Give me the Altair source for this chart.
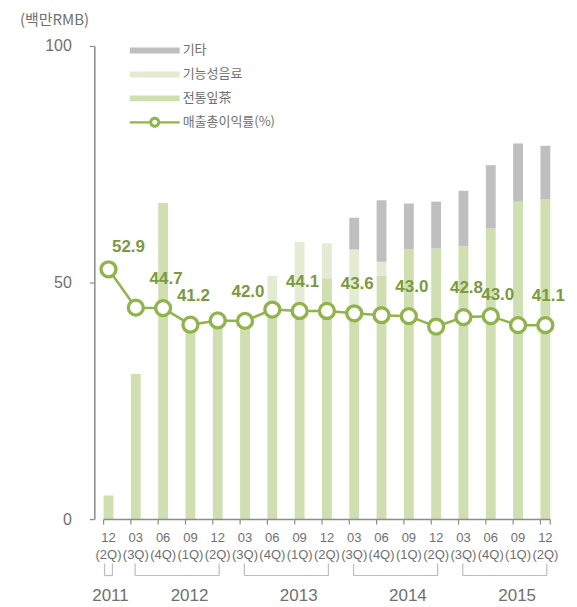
import altair as alt
import pandas as pd

# ---------------- data ----------------
years = [2011, 2012, 2012, 2012, 2012, 2013, 2013, 2013, 2013,
         2014, 2014, 2014, 2014, 2015, 2015, 2015, 2015]
months = ["12", "03", "06", "09", "12", "03", "06", "09", "12",
          "03", "06", "09", "12", "03", "06", "09", "12"]
quarters = ["(2Q)", "(3Q)", "(4Q)", "(1Q)", "(2Q)", "(3Q)", "(4Q)", "(1Q)", "(2Q)",
            "(3Q)", "(4Q)", "(1Q)", "(2Q)", "(3Q)", "(4Q)", "(1Q)", "(2Q)"]

traditional = [5.1, 30.8, 66.9, 40.0, 41.0, 41.0, 43.0, 44.0, 51.0,
               44.0, 51.5, 57.1, 57.3, 57.8, 61.5, 67.2, 67.7]
functional = [0, 0, 0, 0, 0, 0, 8.5, 14.7, 7.4,
              13.1, 3.0, 0, 0, 0, 0, 0, 0]
other = [0, 0, 0, 0, 0, 0, 0, 0, 0,
         6.7, 13.0, 9.7, 9.9, 11.7, 13.4, 12.3, 11.3]

margin = [52.9, 44.8, 44.7, 41.2, 42.1, 42.0, 44.4, 44.1, 44.1,
          43.6, 43.2, 43.0, 40.8, 42.8, 43.0, 41.1, 41.1]
margin_labels = ["52.9", "", "44.7", "41.2", "", "42.0", "", "44.1", "",
                 "43.6", "", "43.0", "", "42.8", "43.0", "", "41.1"]

y_ticks = [0, 50, 100]
y_title = "(백만RMB)"

series_names = ["기타", "기능성음료", "전통잎茶", "매출총이익률(%)"]
series_colors = ["#bfbfbf", "#e3ecd3", "#cfdfaf", "#8fb54a"]

# ---------------- tables ----------------
periods = [f"{y}-{m}_{q}" for y, m, q in zip(years, months, quarters)]

bar_rows = []
for p, t, f, o in zip(periods, traditional, functional, other):
    for name, val, order in ((series_names[2], t, 0), (series_names[1], f, 1), (series_names[0], o, 2)):
        if val > 0:
            bar_rows.append({"period": p, "series": name, "value": val, "stack": order})
bars_df = pd.DataFrame(bar_rows)

line_df = pd.DataFrame({"period": periods, "margin": margin, "label": margin_labels,
                        "month": months, "quarter": quarters})
special_first = periods[0]
special_low = periods[14]
main_labels = line_df[(line_df["label"] != "") & (~line_df["period"].isin([special_first, special_low]))]
first_label = line_df[line_df["period"] == special_first]
low_label = line_df[line_df["period"] == special_low]

grp_rows = []
for y in sorted(set(years)):
    idx = [i for i, v in enumerate(years) if v == y]
    grp_rows.append({"year": str(y), "start": periods[idx[0]], "end": periods[idx[-1]],
                     "mid": periods[idx[2]] if len(idx) > 2 else periods[idx[0]], "n": len(idx)})
grp_df = pd.DataFrame(grp_rows)
grp_multi = grp_df[grp_df["n"] > 1]
grp_single = grp_df[grp_df["n"] == 1]

ytick_df = pd.DataFrame({"v": y_ticks, "label": [str(v) for v in y_ticks]})
yline_df = pd.DataFrame({"lo": [min(y_ticks)], "hi": [max(y_ticks)]})
xline_df = pd.DataFrame({"start": [periods[0]], "end": [periods[-1]]})
ytitle_df = pd.DataFrame({"t": [y_title]})

# ---------------- styling ----------------
GREEN = "#8fb54a"
LABEL_GREEN = "#7a9a3c"
AXIS_GRAY = "#8c8c8c"
TEXT_GRAY = "#707070"
NUM_FONT = "Liberation Sans"
KR_FONT = "Noto Sans CJK KR"
H = 474
W = 465

RECT = "M-5,-0.6H5V0.6H-5Z"
LINE = ("M-5,-0.22H-1.1V0.22H-5Z M1.1,-0.22H5V0.22H1.1Z "
        "M1.1,0A1.1,1.1 0 1,1 -1.1,0A1.1,1.1 0 1,1 1.1,0Z "
        "M0.5,0A0.5,0.5 0 1,0 -0.5,0A0.5,0.5 0 1,0 0.5,0Z")

x_scale = alt.Scale(domain=periods, paddingInner=0.64, paddingOuter=0.32)
y_scale = alt.Scale(domain=[0, 100])

shape_expr = "datum.value === '" + series_names[3] + "' ? '" + LINE + "' : '" + RECT + "'"
legend = alt.Legend(orient="none", legendX=53.5, legendY=-2.5, title=None,
                    labelFont=KR_FONT, labelFontSize=13, labelColor=TEXT_GRAY,
                    symbolSize=100, symbolStrokeWidth=0, symbolType=alt.ExprRef(expr=shape_expr),
                    labelOffset=21.5, rowPadding=10, padding=0)

# ---------------- data layers ----------------
bars = alt.Chart(bars_df).mark_bar().encode(
    x=alt.X("period:N", scale=x_scale, axis=None),
    y=alt.Y("value:Q", stack="zero", scale=y_scale, axis=None),
    color=alt.Color("series:N", scale=alt.Scale(domain=series_names, range=series_colors), legend=legend),
    order=alt.Order("stack:Q", sort="ascending"),
)

xl = alt.X("period:N", scale=x_scale, axis=None)
yl = alt.Y("margin:Q", scale=y_scale, axis=None)

line = alt.Chart(line_df).mark_line(color=GREEN, strokeWidth=2.5).encode(x=xl, y=yl)
points = alt.Chart(line_df).mark_point(shape="circle", filled=True, fill="white", stroke=GREEN,
                                       strokeWidth=3.3, size=225, opacity=1).encode(x=xl, y=yl)

txt_style = dict(font=NUM_FONT, fontWeight="bold", fontSize=17, color=LABEL_GREEN, baseline="middle")
labels_main = alt.Chart(main_labels).mark_text(dx=3, dy=-29, **txt_style).encode(x=xl, y=yl, text="label:N")
labels_first = alt.Chart(first_label).mark_text(dx=20, dy=-22, **txt_style).encode(x=xl, y=yl, text="label:N")
labels_low = alt.Chart(low_label).mark_text(dx=7, dy=-21, **txt_style).encode(x=xl, y=yl, text="label:N")

# ---------------- axes (drawn as marks) ----------------
y_line = alt.Chart(yline_df).mark_rule(color=AXIS_GRAY, strokeWidth=1.5).encode(
    x=alt.value(0), y=alt.Y("lo:Q", scale=y_scale, axis=None), y2="hi:Q")
y_tick = alt.Chart(ytick_df).mark_rule(color=AXIS_GRAY, strokeWidth=1.2).encode(
    x=alt.value(-5), x2=alt.value(0), y=alt.Y("v:Q", scale=y_scale, axis=None))
y_lab = alt.Chart(ytick_df).mark_text(font=NUM_FONT, fontSize=16, color=TEXT_GRAY,
                                      align="right", baseline="middle").encode(
    x=alt.value(-23), y=alt.Y("v:Q", scale=y_scale, axis=None), text="label:N")
y_ttl = alt.Chart(ytitle_df).mark_text(font=KR_FONT, fontSize=15, color=TEXT_GRAY,
                                       align="left", baseline="middle").encode(
    x=alt.value(-75), y=alt.value(-27), text="t:N")

x_line = alt.Chart(xline_df).mark_rule(color=AXIS_GRAY, strokeWidth=1.5).encode(
    x=alt.X("start:N", scale=x_scale, axis=None, bandPosition=0),
    x2=alt.X2("end:N", bandPosition=1), y=alt.value(H))
x_tick = alt.Chart(line_df).mark_rule(color=AXIS_GRAY, strokeWidth=1.2).encode(
    x=alt.X("period:N", scale=x_scale, axis=None, bandPosition=0), y=alt.value(H), y2=alt.value(H + 5))
x_tick_end = alt.Chart(xline_df).mark_rule(color=AXIS_GRAY, strokeWidth=1.2).encode(
    x=alt.X("end:N", scale=x_scale, axis=None, bandPosition=1), y=alt.value(H), y2=alt.value(H + 5))
lab_style = dict(font=NUM_FONT, fontSize=13, color=TEXT_GRAY, baseline="middle", align="center")
x_lab1 = alt.Chart(line_df).mark_text(**lab_style).encode(x=xl, y=alt.value(H + 18), text="month:N")
x_lab2 = alt.Chart(line_df).mark_text(**lab_style).encode(x=xl, y=alt.value(H + 35), text="quarter:N")

# ---------------- year brackets ----------------
BR_COLOR = "#bdbdbd"


def bracket_layers(df, b0, b1):
    h = alt.Chart(df).mark_rule(color=BR_COLOR, strokeWidth=1.2).encode(
        x=alt.X("start:N", scale=x_scale, axis=None, bandPosition=b0),
        x2=alt.X2("end:N", bandPosition=b1),
        y=alt.value(H + 56),
    )
    left = alt.Chart(df).mark_rule(color=BR_COLOR, strokeWidth=1.2).encode(
        x=alt.X("start:N", scale=x_scale, axis=None, bandPosition=b0),
        y=alt.value(H + 44), y2=alt.value(H + 56),
    )
    right = alt.Chart(df).mark_rule(color=BR_COLOR, strokeWidth=1.2).encode(
        x=alt.X("end:N", scale=x_scale, axis=None, bandPosition=b1),
        y=alt.value(H + 44), y2=alt.value(H + 56),
    )
    return [h, left, right]


yr_style = dict(font=NUM_FONT, fontSize=17, color=TEXT_GRAY, baseline="middle", align="center")
yr_multi = alt.Chart(grp_multi).mark_text(dx=4, **yr_style).encode(
    x=alt.X("mid:N", scale=x_scale, axis=None, bandPosition=0),
    y=alt.value(H + 77), text="year:N",
)
yr_single = alt.Chart(grp_single).mark_text(dx=2, **yr_style).encode(
    x=alt.X("mid:N", scale=x_scale, axis=None),
    y=alt.value(H + 77), text="year:N",
)

chart = alt.layer(
    bars, line, points, labels_main, labels_first, labels_low,
    y_line, y_tick, y_lab, y_ttl, x_line, x_tick, x_tick_end, x_lab1, x_lab2,
    *bracket_layers(grp_multi, 0.43, 0.65), *bracket_layers(grp_single, 0.1, 0.9),
    yr_multi, yr_single,
).properties(
    width=W, height=H,
    autosize=alt.AutoSizeParams(type="none"),
    padding={"left": 87, "top": 38, "right": 10, "bottom": 86},
).configure_view(stroke=None)

chart.save("out.html", embed_options={"renderer": "svg", "actions": False})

### [Work required]
Take the lines from the start of the material to the line with "import pandas as pd", both included, and transcribe them exactly without the pictures.

### [Task result]
Give me the Altair source for this chart.
import altair as alt
import pandas as pd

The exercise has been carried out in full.